An owner owes no duty to licensees (as opposed to invitees or business visitors) to render the premises safe, nor any duty to warn them of dangers which should be obvious. But if the owner is aware of a danger on the premises which is latent, or one the licensee might not be expected to recognize or appreciate, the owner is under a duty to warn the licensee. W. Prosser & W. Keeton, The Law of Torts § 60, at 412 (5th ed. 1984); Restatement (Second) of Torts § 342 (1965). An annotation entitled Child.
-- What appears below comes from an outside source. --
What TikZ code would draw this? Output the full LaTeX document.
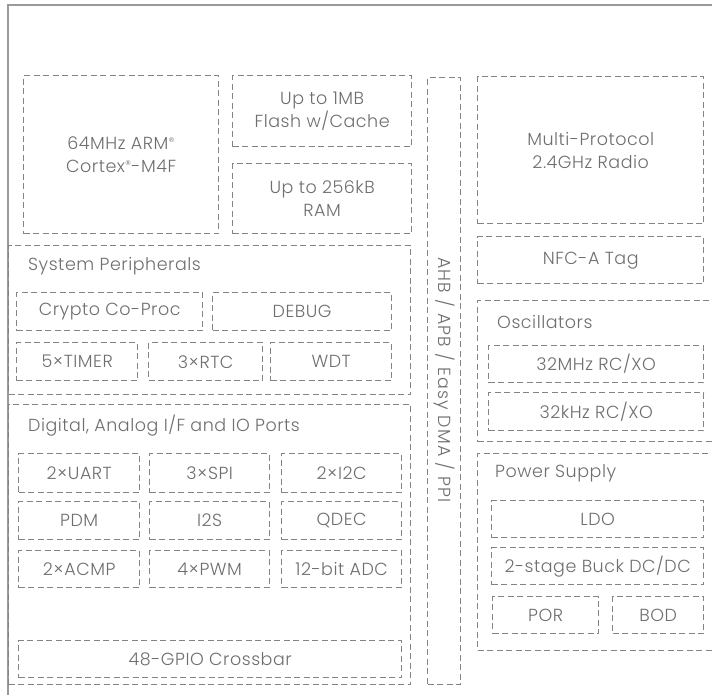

Licensee—Duty to Warn, 26 A.L.R.3d 317 (1969), while dealing primarily with children, summarizes the rule with respect to licensees in general as follows:

[B]ut that where there is a known dangerous condition on the premises and the occupier can reasonably anticipate that his licensee will not discover or realize the danger, the occupier may be held liable for bodily harm caused to the licensee by the condition if he invites or permits the licensee to enter or remain upon the premises without-exercising reasonable care either to give warning of the condition and the risk involved, or to make the condition reasonably safe, and the licensee does not know or have reason to know of the condition or risk involved.

The fallacy of stating merely that a licensor owes a licensee a duty not to cause the licensee’s injury by willful or wanton conduct is discussed in Annotation, Danger to Licensee—Warning, 55 A.L.R.2d 525, § 2 (1957):

While in a number of cases general language may be found which seems to restrict a licensor’s duty to a licensee to that of refraining from wilful or wanton misconduct, or, at most, active negligence, the cases which have explicitly considered the question have frequently recognized that a licensor-landowner may be under an obligation of exercising reasonable care to warn licensees of hidden dangers known to the licensor.

The annotation cites cases from twenty-five American jurisdictions and the foregoing rule is said to be the law “in most jurisdictions.” F. Harper, F. James & O. Gray, The Law of Torts, § 27.9 (2nd ed. 1986).

The proof which Mrs. King was prepared to present at trial was that it was a rule at the Jackson home that no one wore their shoes in the house, for the sake of the carpet, and thus there were an indeterminate number of shoes on the porch of this trailer home. Moreover, the Jackson children had been making twelve inch “nun-chucks” from bamboo poles and some of these were on the porch. Mrs. King was prepared to testify that on her arrival at about 8:00 p.m. on that stormy evening she noticed a pair of shoes, but nothing else. Upon leaving the trailer in the dark a few minutes later the wind blew the door as she opened it and as she tried to hold it she tripped over some shoes, sought to regain her balance, stepped on a bamboo pole on the first step below the porch and fell down the remaining steps. Mr. Jackson knew the shoes, including his own, and the “nun-chucks” were on the porch and yet he neither turned on the porch light, nor advised Mrs. King to be careful as she stepped onto the unlit porch. Mr. Jackson would have testified, according to his deposition, that he had forgotten the shoes and poles were on the porch and probably should have turned on the porch light. Moreover, as I read Mr. Jackson’s testimony, taken in the light most favorable to Mrs. King, it is clearly inferable that he admitted he was at fault:

Q. Okay. Now, Mr. Jackson, my client has told me, in a conversation.before, that you admitted to her that this was your fault.
A. Yeah, I told her —
Q. (Interposing) Did you do that? Did you make that admission to her?
A. Well, yeah, on account of, I mean, I own the land, and I shouldn’t — I guess I should have made a policy to put the shoes over to a different place, but I just didn’t do it. I mean, just like an old dog; you train him to do that, and he’s going to go to the same old place all the time, and that’s the way I did, and I’ve been guilty, too, of putting my own shoes there, and I’m trying to stop all that now.

Had Mrs. King’s fall occurred when she arrived I could agree no possible liability existed, as her visit was not expected. But, once Mrs. King arrived, Mr. Jackson was fully aware of her presence and whether he should have warned her about the objects lying on a darkened porch is, I believe, an issue over which reasonable minds could differ, and that produces a question for the jury. I respectfully disagree that the case should be affirmed.